🤖 AI Summary
Current LLM-based teaching agents (e.g., ChatGPT) lack grounding in learning science theories, limiting their pedagogical efficacy in STEM+C classrooms. Method: This study proposes the first adaptive scaffolding framework integrating Evidence-Centered Design (ECD) and Social Cognitive Theory to enable theory-driven, personalized instructional interactions and formative assessment. Cognitive principles are deeply embedded into the LLM agent’s architecture to establish an interpretable, verifiable human–AI collaborative intelligence mechanism—implemented as the Inquizzitor system.
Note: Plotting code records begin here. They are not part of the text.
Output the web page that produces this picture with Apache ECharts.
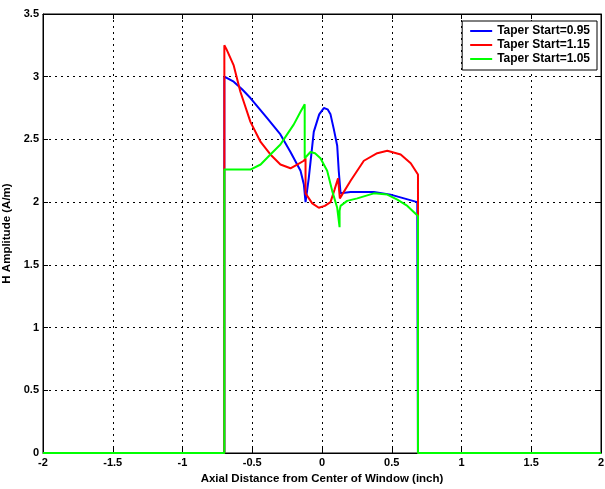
<!DOCTYPE html>
<html>
<head>
<meta charset="utf-8">
<script src="https://cdn.jsdelivr.net/npm/echarts@6/dist/echarts.min.js"></script>
<style>
  html, body { margin: 0; padding: 0; background: #fff; }
  #chart { width: 605px; height: 489px; }
</style>
</head>
<body>
<div id="chart"></div>
<script>
// axis ticks
const xTicks = [-2, -1.5, -1, -0.5, 0, 0.5, 1, 1.5, 2];
const yTicks = [0, 0.5, 1, 1.5, 2, 2.5, 3, 3.5];

const seriesNames = ["Taper Start=0.95", "Taper Start=1.15", "Taper Start=1.05"];

// [x, H] points
const blueData = [[-2,0],[-0.70,0],[-0.70,3.0],[-0.633,2.96],[-0.573,2.9],[-0.513,2.83],[-0.453,2.75],[-0.393,2.67],[-0.298,2.54],[-0.226,2.40],[-0.154,2.25],[-0.13,2.14],[-0.118,2.0],[-0.105,2.0],[-0.095,2.19],[-0.059,2.56],[-0.02,2.70],[0.013,2.75],[0.04,2.74],[0.061,2.70],[0.085,2.58],[0.109,2.45],[0.12,2.25],[0.133,2.07],[0.205,2.08],[0.372,2.08],[0.492,2.06],[0.588,2.03],[0.683,2.0],[0.688,2.0],[0.688,0],[2,0]];
const redData = [[-2,0],[-0.70,0],[-0.70,3.25],[-0.685,3.22],[-0.633,3.09],[-0.585,2.88],[-0.513,2.64],[-0.44,2.48],[-0.37,2.38],[-0.298,2.30],[-0.226,2.27],[-0.178,2.30],[-0.13,2.33],[-0.118,2.35],[-0.118,2.07],[-0.07,1.99],[-0.023,1.955],[0.02,1.97],[0.061,2.0],[0.09,2.1],[0.115,2.19],[0.128,2.03],[0.205,2.17],[0.30,2.33],[0.396,2.39],[0.468,2.41],[0.564,2.38],[0.636,2.31],[0.688,2.22],[0.688,0],[2,0]];
const greenData = [[-2,0],[-0.70,0],[-0.70,2.26],[-0.513,2.26],[-0.44,2.30],[-0.37,2.38],[-0.298,2.46],[-0.25,2.54],[-0.202,2.62],[-0.154,2.72],[-0.124,2.78],[-0.124,2.35],[-0.083,2.40],[-0.05,2.39],[-0.011,2.35],[0.037,2.25],[0.073,2.09],[0.109,1.955],[0.126,1.80],[0.126,1.93],[0.133,1.97],[0.18,2.01],[0.253,2.03],[0.372,2.07],[0.468,2.06],[0.54,2.02],[0.612,1.97],[0.688,1.89],[0.688,0],[2,0]];

const fontFam = "'Liberation Sans', Arial, sans-serif";
const labelStyle = { color: "#000", fontWeight: "bold", fontSize: 11, fontFamily: fontFam };
const nameStyle = { color: "#000", fontWeight: "bold", fontSize: 11.5, fontFamily: fontFam };

const chart = echarts.init(document.getElementById("chart"));
const option = {
  animation: false,
  backgroundColor: "#fff",
  grid: {
    left: 43, right: 4, top: 14, bottom: 36,
    containLabel: false,
    outerBoundsMode: "none",
    show: true, borderColor: "#000", borderWidth: 1
  },
  legend: {
    data: seriesNames,
    orient: "vertical",
    right: 8, top: 21,
    backgroundColor: "#fff",
    borderColor: "#000",
    borderWidth: 1,
    borderRadius: 0,
    padding: [4, 7, 5, 8],
    itemGap: 2,
    itemWidth: 22,
    itemHeight: 12,
    icon: "path://M0,5 L22,5 L22,7 L0,7 Z",
    textStyle: { color: "#000", fontWeight: "bold", fontSize: 12, fontFamily: fontFam }
  },
  xAxis: [{
    type: "value",
    min: -2, max: 2, interval: 0.5,
    name: "Axial Distance from Center of Window (inch)",
    nameLocation: "middle",
    nameGap: 12,
    nameTextStyle: nameStyle,
    axisLine: { show: true, onZero: false, lineStyle: { color: "#000", width: 1 } },
    axisTick: { show: true, inside: true, length: 5, lineStyle: { color: "#000" } },
    axisLabel: Object.assign({ margin: 4, formatter: v => xTicks.indexOf(v) >= 0 ? String(v) : "" }, labelStyle),
    splitLine: { show: true, lineStyle: { color: "#000", type: [2, 4], width: 1 } }
  }, {
    type: "value", position: "top",
    min: -2, max: 2, interval: 0.5,
    axisLine: { show: true, onZero: false, lineStyle: { color: "#000" } },
    axisTick: { show: true, inside: true, length: 5, lineStyle: { color: "#000" } },
    axisLabel: { show: false },
    splitLine: { show: false }
  }],
  yAxis: [{
    type: "value",
    min: 0, max: 3.5, interval: 0.5,
    name: "H Amplitude (A/m)",
    nameLocation: "middle",
    nameGap: 23,
    nameTextStyle: nameStyle,
    axisLine: { show: true, onZero: false, lineStyle: { color: "#000", width: 1 } },
    axisTick: { show: true, inside: true, length: 5, lineStyle: { color: "#000" } },
    axisLabel: Object.assign({ margin: 4, formatter: v => yTicks.indexOf(v) >= 0 ? String(v) : "" }, labelStyle),
    splitLine: { show: true, lineStyle: { color: "#000", type: [2, 4], width: 1 } }
  }, {
    type: "value", position: "right",
    min: 0, max: 3.5, interval: 0.5,
    axisLine: { show: true, onZero: false, lineStyle: { color: "#000" } },
    axisTick: { show: true, inside: true, length: 5, lineStyle: { color: "#000" } },
    axisLabel: { show: false },
    splitLine: { show: false }
  }],
  series: [
    { name: seriesNames[0], type: "line", data: blueData, symbol: "none", color: "#0000ff", lineStyle: { width: 2 } },
    { name: seriesNames[1], type: "line", data: redData, symbol: "none", color: "#ff0000", lineStyle: { width: 2 } },
    { name: seriesNames[2], type: "line", data: greenData, symbol: "none", color: "#00ff00", lineStyle: { width: 2 } }
  ]
};
chart.setOption(option);
window.addEventListener("resize", () => { chart.resize(); });
</script>
</body>
</html>
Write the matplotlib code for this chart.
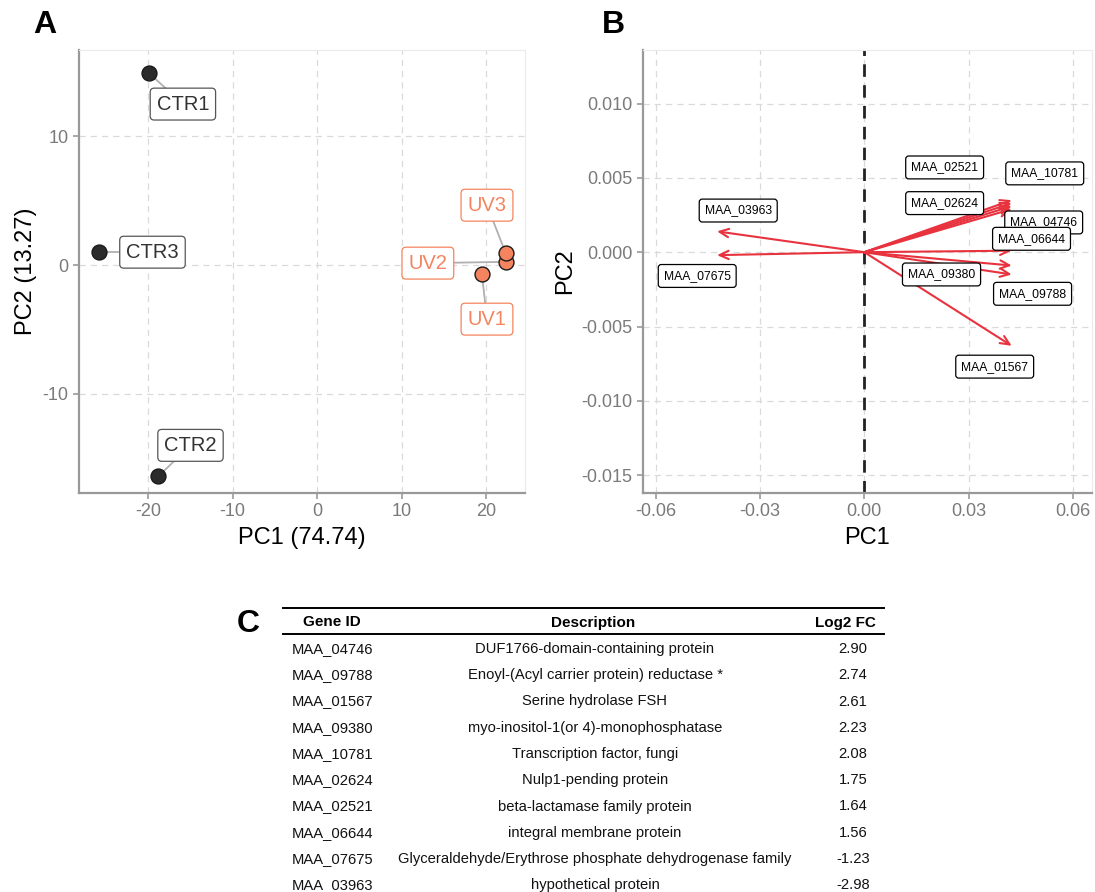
import matplotlib
matplotlib.use("Agg")
import matplotlib.pyplot as plt
from matplotlib.lines import Line2D
from matplotlib.patches import FancyArrowPatch

plt.rcParams['font.family'] = ['Liberation Sans', 'DejaVu Sans']
plt.rcParams['axes.unicode_minus'] = False

# ---- Panel A: sample scores ----
samples = ['CTR1', 'CTR2', 'CTR3', 'UV1', 'UV2', 'UV3']
groups = ['CTR', 'CTR', 'CTR', 'UV', 'UV', 'UV']
pc1_scores = [-19.9, -18.8, -25.8, 19.5, 22.4, 22.3]
pc2_scores = [14.9, -16.4, 1.0, -0.7, 0.25, 0.95]
pc1_var = 74.74
pc2_var = 13.27

# ---- Panel B: gene loadings ----
genes = ['MAA_03963', 'MAA_07675', 'MAA_10781', 'MAA_02521', 'MAA_02624',
         'MAA_04746', 'MAA_06644', 'MAA_09380', 'MAA_09788', 'MAA_01567']
load_pc1 = [-0.0424, -0.0424, 0.0424, 0.0424, 0.0424,
            0.0424, 0.0424, 0.0424, 0.0424, 0.0424]
load_pc2 = [0.0014, -0.0002, 0.0035, 0.0033, 0.0031,
            0.0029, 0.0001, -0.0009, -0.0015, -0.0063]

# ---- Panel C: table ----
table_ids = ['MAA_04746', 'MAA_09788', 'MAA_01567', 'MAA_09380', 'MAA_10781',
             'MAA_02624', 'MAA_02521', 'MAA_06644', 'MAA_07675', 'MAA_03963']
table_desc = ['DUF1766-domain-containing protein',
              'Enoyl-(Acyl carrier protein) reductase *',
              'Serine hydrolase FSH',
              'myo-inositol-1(or 4)-monophosphatase',
              'Transcription factor, fungi',
              'Nulp1-pending protein',
              'beta-lactamase family protein',
              'integral membrane protein',
              'Glyceraldehyde/Erythrose phosphate dehydrogenase family',
              'hypothetical protein']
table_fc = [2.90, 2.74, 2.61, 2.23, 2.08, 1.75, 1.64, 1.56, -1.23, -2.98]

W, H = 1095, 892
fig = plt.figure(figsize=(W / 100, H / 100), dpi=100)

def fx(px):
    return px / W

def fy(py):
    return 1 - py / H

GRID = dict(color='#dadada', linestyle=(0, (5, 4)), linewidth=0.9)
TICK_COLOR = '#7a7a7a'
SPINE_COLOR = '#999999'
UV_COLOR = '#F4845F'
CTR_COLOR = '#2b2b2b'
ARROW_COLOR = '#E8333F'


def style_axes(ax):
    for side in ('top', 'right'):
        ax.spines[side].set_color('#ebebeb')
        ax.spines[side].set_linewidth(0.8)
    for side in ('left', 'bottom'):
        ax.spines[side].set_color(SPINE_COLOR)
        ax.spines[side].set_linewidth(1.6)
    ax.tick_params(colors=SPINE_COLOR, labelcolor=TICK_COLOR, labelsize=13,
                   length=4, width=1.2)
    ax.grid(True, **GRID)
    ax.set_axisbelow(True)


# ================= Panel A =================
axA = fig.add_axes([fx(79), fy(493), fx(525 - 79), (493 - 50) / H])
style_axes(axA)
axA.set_xlim(-28.2, 24.6)
axA.set_ylim(-17.7, 16.7)
axA.set_xticks([-20, -10, 0, 10, 20])
axA.set_yticks([-10, 0, 10])
axA.set_xlabel(f'PC1 ({pc1_var})', fontsize=17, labelpad=5)
axA.set_ylabel(f'PC2 ({pc2_var})', fontsize=17, labelpad=4)

label_pos = {'CTR1': (-15.9, 12.5), 'CTR2': (-15.0, -14.0), 'CTR3': (-19.5, 1.0),
             'UV1': (20.1, -4.2), 'UV2': (13.1, 0.15), 'UV3': (20.1, 4.65)}

for name, grp, x, y in zip(samples, groups, pc1_scores, pc2_scores):
    lx, ly = label_pos[name]
    axA.plot([x, lx], [y, ly], color='#b0b0b0', lw=1.3, zorder=2)

for name, grp, x, y in zip(samples, groups, pc1_scores, pc2_scores):
    fc = CTR_COLOR if grp == 'CTR' else UV_COLOR
    axA.scatter([x], [y], s=115, c=fc, edgecolors='#1a1a1a', linewidths=1.0, zorder=4)

for name, grp in zip(samples, groups):
    lx, ly = label_pos[name]
    col = '#333333' if grp == 'CTR' else UV_COLOR
    ecol = '#555555' if grp == 'CTR' else UV_COLOR
    axA.text(lx, ly, name, ha='center', va='center', fontsize=14.5, color=col, zorder=5,
             bbox=dict(boxstyle='round,pad=0.32,rounding_size=0.2', fc='white', ec=ecol, lw=0.9))

fig.text(fx(45), fy(25), 'A', fontsize=23, fontweight='bold', ha='center', va='center')

# ================= Panel B =================
axB = fig.add_axes([fx(643), fy(493), fx(1092 - 643), (493 - 50) / H])
style_axes(axB)
axB.set_xlim(-0.0637, 0.0655)
axB.set_ylim(-0.0162, 0.0136)
axB.set_xticks([-0.06, -0.03, 0.0, 0.03, 0.06])
axB.set_xticklabels(['-0.06', '-0.03', '0.00', '0.03', '0.06'])
axB.set_yticks([-0.015, -0.010, -0.005, 0.0, 0.005, 0.010])
axB.set_yticklabels(['-0.015', '-0.010', '-0.005', '0.000', '0.005', '0.010'])
axB.set_xlabel('PC1', fontsize=17, labelpad=5)
axB.set_ylabel('PC2', fontsize=17, labelpad=4)
axB.axvline(0, color='#222222', lw=2.0, linestyle=(0, (4.5, 3)), zorder=2)

for x, y in zip(load_pc1, load_pc2):
    arr = FancyArrowPatch((0, 0), (x, y), arrowstyle='->,head_length=0.55,head_width=0.25',
                          color=ARROW_COLOR, lw=1.5, shrinkA=0, shrinkB=0, zorder=3,
                          mutation_scale=12)
    axB.add_patch(arr)

gene_label_pos = {'MAA_03963': (-0.0363, 0.0028), 'MAA_07675': (-0.0481, -0.0016),
                  'MAA_02521': (0.0231, 0.0057), 'MAA_10781': (0.0519, 0.0053),
                  'MAA_02624': (0.0231, 0.0033), 'MAA_04746': (0.0516, 0.0020),
                  'MAA_06644': (0.0481, 0.0009), 'MAA_09380': (0.0222, -0.0015),
                  'MAA_09788': (0.0484, -0.0028), 'MAA_01567': (0.0375, -0.0077)}
for g in genes:
    lx, ly = gene_label_pos[g]
    axB.text(lx, ly, g, ha='center', va='center', fontsize=8.7, color='black', zorder=5,
             bbox=dict(boxstyle='round,pad=0.45,rounding_size=0.25', fc='white', ec='black', lw=0.9))

fig.text(fx(613), fy(25), 'B', fontsize=23, fontweight='bold', ha='center', va='center')

# ================= Panel C =================
fig.text(fx(248), fy(624), 'C', fontsize=23, fontweight='bold', ha='center', va='center')

x0, x1 = fx(283), fx(884)
fig.add_artist(Line2D([x0, x1], [fy(608), fy(608)], color='black', lw=1.4))
fig.add_artist(Line2D([x0, x1], [fy(634), fy(634)], color='black', lw=1.4))

col_id, col_desc, col_fc = fx(292), fx(595), fx(853)
fig.text(fx(332), fy(621), 'Gene ID', fontsize=11, fontweight='bold', ha='center', va='center_baseline')
fig.text(fx(593), fy(621), 'Description', fontsize=11, fontweight='bold', ha='center', va='center_baseline')
fig.text(fx(845), fy(621), 'Log2 FC', fontsize=11, fontweight='bold', ha='center', va='center_baseline')

row_top, row_step = 647.5, 26.25
for i, (gid, desc, fc) in enumerate(zip(table_ids, table_desc, table_fc)):
    y = fy(row_top + i * row_step)
    fig.text(col_id, y, gid, fontsize=10.6, ha='left', va='center_baseline', color='#111111')
    fig.text(col_desc, y, desc, fontsize=10.6, ha='center', va='center_baseline', color='#111111')
    fig.text(col_fc, y, f'{fc:.2f}', fontsize=10.6, ha='center', va='center_baseline', color='#111111')

fig.savefig('out.png', dpi=100, facecolor='white')
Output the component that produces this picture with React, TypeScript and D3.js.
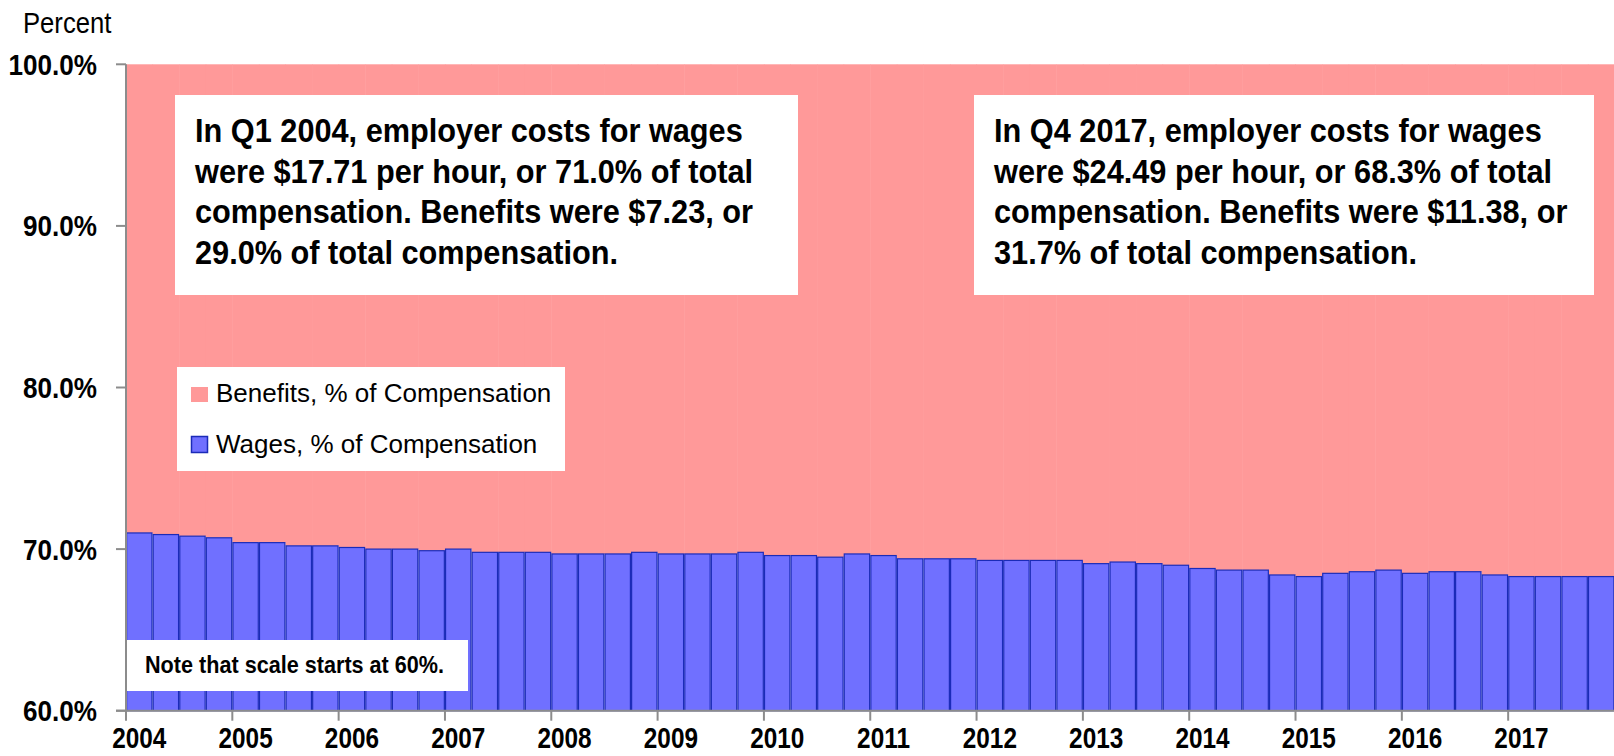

Contributions/Results: (1) It establishes a theoretical anchor for LLM applications in education; (2) it enables dynamic, learning-science-aligned scaffolding and feedback; and (3) empirical evaluation demonstrates significant improvements in instructional interaction quality and student experience, with strong endorsement from frontline educators.
📝 Abstract
Large language models (LLMs) present new opportunities for creating pedagogical agents that engage in meaningful dialogue to support student learning. However, the current use of LLM systems like ChatGPT in classrooms often lacks the solid theoretical foundation found in earlier intelligent tutoring systems. To bridge this gap, we propose a framework that combines Evidence-Centered Design with Social Cognitive Theory for adaptive scaffolding in LLM-based agents focused on STEM+C learning. We illustrate this framework with Inquizzitor, an LLM-based formative assessment agent that integrates human-AI hybrid intelligence and provides feedback grounded in cognitive science principles. Our findings show that Inquizzitor delivers high-quality assessment and interaction aligned with core learning theories, offering teachers effective guidance that students value. This research underscores the potential for theory-driven LLM integration in education, highlighting the ability of these systems to provide adaptive and principled instruction.